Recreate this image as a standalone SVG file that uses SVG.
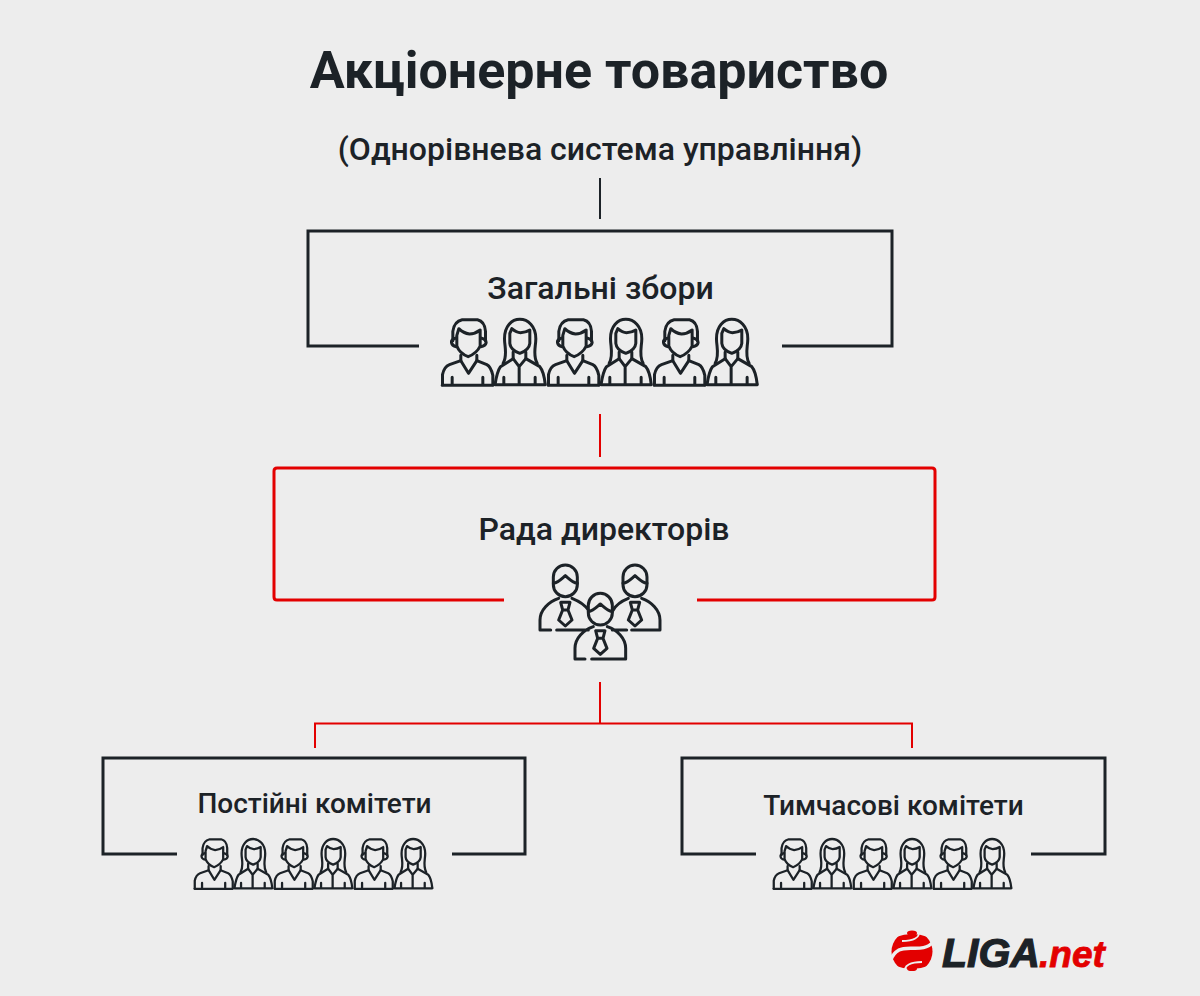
<svg xmlns="http://www.w3.org/2000/svg" width="1200" height="996" viewBox="0 0 1200 996">
<style>
.t{font-family:Roboto,"Noto Sans",sans-serif;fill:#1c2227;text-anchor:middle}
.k{fill:none;stroke:#1c2227;stroke-width:3}
.r{fill:none;stroke:#e30000;stroke-width:3}
.ic{fill:none;stroke:#1c2227;stroke-width:9;stroke-linecap:round;stroke-linejoin:round}
</style>
<defs>
<g id="man" class="ic">
<path d="M34 68V40Q38 10 62 5H108Q130 10 132 40V68"/>
<path d="M46 52L52 32Q66 46 84 48Q100 48 116 36V84Q106 106 80 116Q54 106 46 84Z"/>
<path d="M44 60Q28 64 30 74Q32 84 44 86M118 60Q134 64 134 74Q132 84 118 86"/>
<path d="M58 112V128L81 166L106 128V112"/>
<path d="M3 200V170Q8 146 24 140L58 128M106 128L136 140Q148 146 154 172V200"/>
<path d="M2 202H154M32 178V200M124 178V200"/>
</g>
<g id="woman" class="ic">
<path d="M2 200H152"/>
<path d="M26 136C40 112 30 86 30 62C30 24 52 4 76 4C100 4 124 24 124 62C124 86 114 112 128 136"/>
<path d="M46 46L52 32Q66 44 78 44Q94 44 106 36V76Q104 96 76 106Q48 96 46 76Z"/>
<path d="M56 102V122L74 146L94 122V102M74 146V198"/>
<path d="M56 122L18 146Q8 160 2 198M94 122L136 146Q148 160 152 198M28 178V198M122 178V198"/>
</g>
<g id="six">
<use href="#man" transform="translate(0 0)"/>
<use href="#woman" transform="translate(159 0)"/>
<use href="#man" transform="translate(318 0)"/>
<use href="#woman" transform="translate(477 0)"/>
<use href="#man" transform="translate(636 0)"/>
<use href="#woman" transform="translate(795 0)"/>
</g>
<g id="head" class="ic">
<rect x="-36" y="0" width="72" height="95" rx="36"/>
<path d="M-36 55C-20 52-10 40 0 32C10 40 20 52 36 55"/>
<path d="M-14 112H14L8 135H-8ZM-8 135L-20 165L0 183L20 165L8 135"/>
</g>
</defs>
<rect width="1200" height="996" fill="#ededed"/>
<text class="t" x="599" y="88" font-size="52" font-weight="700">Акціонерне товариство</text>
<text class="t" x="600" y="160" font-size="32" font-weight="500">(Однорівнева система управління)</text>
<g id="connectors">
<path d="M600 178V219" fill="none" stroke="#1c2227" stroke-width="2"/>
<path d="M600 414V457M600 682V723M315 748V723.500H912V748" fill="none" stroke="#e30000" stroke-width="2"/>
</g>
<g id="zahalni">
<path class="k" d="M419 346H308V231H892V346H782"/>
<text class="t" x="600.500" y="299" font-size="32" font-weight="500">Загальні збори</text>
<use href="#six" transform="translate(441.500 318) scale(.3333)"/>
</g>
<g id="rada">
<path class="r" d="M504 600H277Q274 600 274 597V471Q274 468 277 468H932Q935 468 935 471V597Q935 600 932 600H697"/>
<text class="t" x="604" y="540" font-size="32" font-weight="500">Рада директорів</text>
<g transform="translate(530 555) scale(.3333)">
<use href="#head" transform="translate(106 30)"/>
<use href="#head" transform="translate(315 30)"/>
<use href="#head" transform="translate(211 115)"/>
<path class="ic" d="M30 225V195C30 165 56 140 86 130M126 130C146 138 165 150 175 165M30 225H62M80 225H175M247 225H290M305 225H390M390 225V195C390 165 364 140 335 130M295 130C275 138 258 150 250 165M135 312V280C135 250 160 225 190 215M232 215C262 225 287 250 287 280V312M135 312H165M185 312H287"/>
</g>
</g>
<g id="postiini">
<path class="k" d="M177 854H103V758H525V854H452"/>
<text class="t" x="314.500" y="813" font-size="28" font-weight="500">Постійні комітети</text>
<use href="#six" transform="translate(194 838) scale(.2516)"/>
</g>
<g id="tymchasovi">
<path class="k" d="M756 854H682V758H1105V854H1031"/>
<text class="t" x="893.500" y="815" font-size="28" font-weight="500">Тимчасові комітети</text>
<use href="#six" transform="translate(773 838) scale(.2516)"/>
</g>
<g id="logo">
<circle cx="912" cy="951.500" r="20.500" fill="#e30000"/>
<path d="M933 942C924 953 908 945 899 950C894 953 892 956 891 960" fill="none" stroke="#ededed" stroke-width="3.500"/>
<path d="M918 930C922 938 912 941 902 941M906 973C902 965 912 962 922 962" fill="none" stroke="#ededed" stroke-width="1.800"/>
<path d="M896 930H928V937Q912 931 896 937ZM896 973H928V966Q912 972 896 966Z" fill="#ededed"/>
<ellipse cx="912" cy="933" rx="5" ry="2.600" fill="#e30000"/>
<ellipse cx="912" cy="968.500" rx="5" ry="2.600" fill="#e30000"/>
<text x="942" y="967" font-family="'Liberation Sans',sans-serif" font-size="41" font-weight="700" font-style="italic" fill="#1c2227" stroke="#1c2227" stroke-width="1.200">LIGA</text>
<text x="1039" y="967" font-family="'Liberation Sans',sans-serif" font-size="37" font-weight="700" font-style="italic" fill="#e30000" stroke="#e30000" stroke-width=".8">.net</text>
</g>
</svg>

- - - -

**Task:**
Every line of the data above should be quoted exactly. Omit the pictures.

**The reply:**
Recreate this image as a standalone SVG file that uses SVG.
<svg xmlns="http://www.w3.org/2000/svg" width="1200" height="996" viewBox="0 0 1200 996">
<style>
.t{font-family:Roboto,"Noto Sans",sans-serif;fill:#1c2227;text-anchor:middle}
.k{fill:none;stroke:#1c2227;stroke-width:3}
.r{fill:none;stroke:#e30000;stroke-width:3}
.ic{fill:none;stroke:#1c2227;stroke-width:9;stroke-linecap:round;stroke-linejoin:round}
</style>
<defs>
<g id="man" class="ic">
<path d="M34 68V40Q38 10 62 5H108Q130 10 132 40V68"/>
<path d="M46 52L52 32Q66 46 84 48Q100 48 116 36V84Q106 106 80 116Q54 106 46 84Z"/>
<path d="M44 60Q28 64 30 74Q32 84 44 86M118 60Q134 64 134 74Q132 84 118 86"/>
<path d="M58 112V128L81 166L106 128V112"/>
<path d="M3 200V170Q8 146 24 140L58 128M106 128L136 140Q148 146 154 172V200"/>
<path d="M2 202H154M32 178V200M124 178V200"/>
</g>
<g id="woman" class="ic">
<path d="M2 200H152"/>
<path d="M26 136C40 112 30 86 30 62C30 24 52 4 76 4C100 4 124 24 124 62C124 86 114 112 128 136"/>
<path d="M46 46L52 32Q66 44 78 44Q94 44 106 36V76Q104 96 76 106Q48 96 46 76Z"/>
<path d="M56 102V122L74 146L94 122V102M74 146V198"/>
<path d="M56 122L18 146Q8 160 2 198M94 122L136 146Q148 160 152 198M28 178V198M122 178V198"/>
</g>
<g id="six">
<use href="#man" transform="translate(0 0)"/>
<use href="#woman" transform="translate(159 0)"/>
<use href="#man" transform="translate(318 0)"/>
<use href="#woman" transform="translate(477 0)"/>
<use href="#man" transform="translate(636 0)"/>
<use href="#woman" transform="translate(795 0)"/>
</g>
<g id="head" class="ic">
<rect x="-36" y="0" width="72" height="95" rx="36"/>
<path d="M-36 55C-20 52-10 40 0 32C10 40 20 52 36 55"/>
<path d="M-14 112H14L8 135H-8ZM-8 135L-20 165L0 183L20 165L8 135"/>
</g>
</defs>
<rect width="1200" height="996" fill="#ededed"/>
<text class="t" x="599" y="88" font-size="52" font-weight="700">Акціонерне товариство</text>
<text class="t" x="600" y="160" font-size="32" font-weight="500">(Однорівнева система управління)</text>
<g id="connectors">
<path d="M600 178V219" fill="none" stroke="#1c2227" stroke-width="2"/>
<path d="M600 414V457M600 682V723M315 748V723.500H912V748" fill="none" stroke="#e30000" stroke-width="2"/>
</g>
<g id="zahalni">
<path class="k" d="M419 346H308V231H892V346H782"/>
<text class="t" x="600.500" y="299" font-size="32" font-weight="500">Загальні збори</text>
<use href="#six" transform="translate(441.500 318) scale(.3333)"/>
</g>
<g id="rada">
<path class="r" d="M504 600H277Q274 600 274 597V471Q274 468 277 468H932Q935 468 935 471V597Q935 600 932 600H697"/>
<text class="t" x="604" y="540" font-size="32" font-weight="500">Рада директорів</text>
<g transform="translate(530 555) scale(.3333)">
<use href="#head" transform="translate(106 30)"/>
<use href="#head" transform="translate(315 30)"/>
<use href="#head" transform="translate(211 115)"/>
<path class="ic" d="M30 225V195C30 165 56 140 86 130M126 130C146 138 165 150 175 165M30 225H62M80 225H175M247 225H290M305 225H390M390 225V195C390 165 364 140 335 130M295 130C275 138 258 150 250 165M135 312V280C135 250 160 225 190 215M232 215C262 225 287 250 287 280V312M135 312H165M185 312H287"/>
</g>
</g>
<g id="postiini">
<path class="k" d="M177 854H103V758H525V854H452"/>
<text class="t" x="314.500" y="813" font-size="28" font-weight="500">Постійні комітети</text>
<use href="#six" transform="translate(194 838) scale(.2516)"/>
</g>
<g id="tymchasovi">
<path class="k" d="M756 854H682V758H1105V854H1031"/>
<text class="t" x="893.500" y="815" font-size="28" font-weight="500">Тимчасові комітети</text>
<use href="#six" transform="translate(773 838) scale(.2516)"/>
</g>
<g id="logo">
<circle cx="912" cy="951.500" r="20.500" fill="#e30000"/>
<path d="M933 942C924 953 908 945 899 950C894 953 892 956 891 960" fill="none" stroke="#ededed" stroke-width="3.500"/>
<path d="M918 930C922 938 912 941 902 941M906 973C902 965 912 962 922 962" fill="none" stroke="#ededed" stroke-width="1.800"/>
<path d="M896 930H928V937Q912 931 896 937ZM896 973H928V966Q912 972 896 966Z" fill="#ededed"/>
<ellipse cx="912" cy="933" rx="5" ry="2.600" fill="#e30000"/>
<ellipse cx="912" cy="968.500" rx="5" ry="2.600" fill="#e30000"/>
<text x="942" y="967" font-family="'Liberation Sans',sans-serif" font-size="41" font-weight="700" font-style="italic" fill="#1c2227" stroke="#1c2227" stroke-width="1.200">LIGA</text>
<text x="1039" y="967" font-family="'Liberation Sans',sans-serif" font-size="37" font-weight="700" font-style="italic" fill="#e30000" stroke="#e30000" stroke-width=".8">.net</text>
</g>
</svg>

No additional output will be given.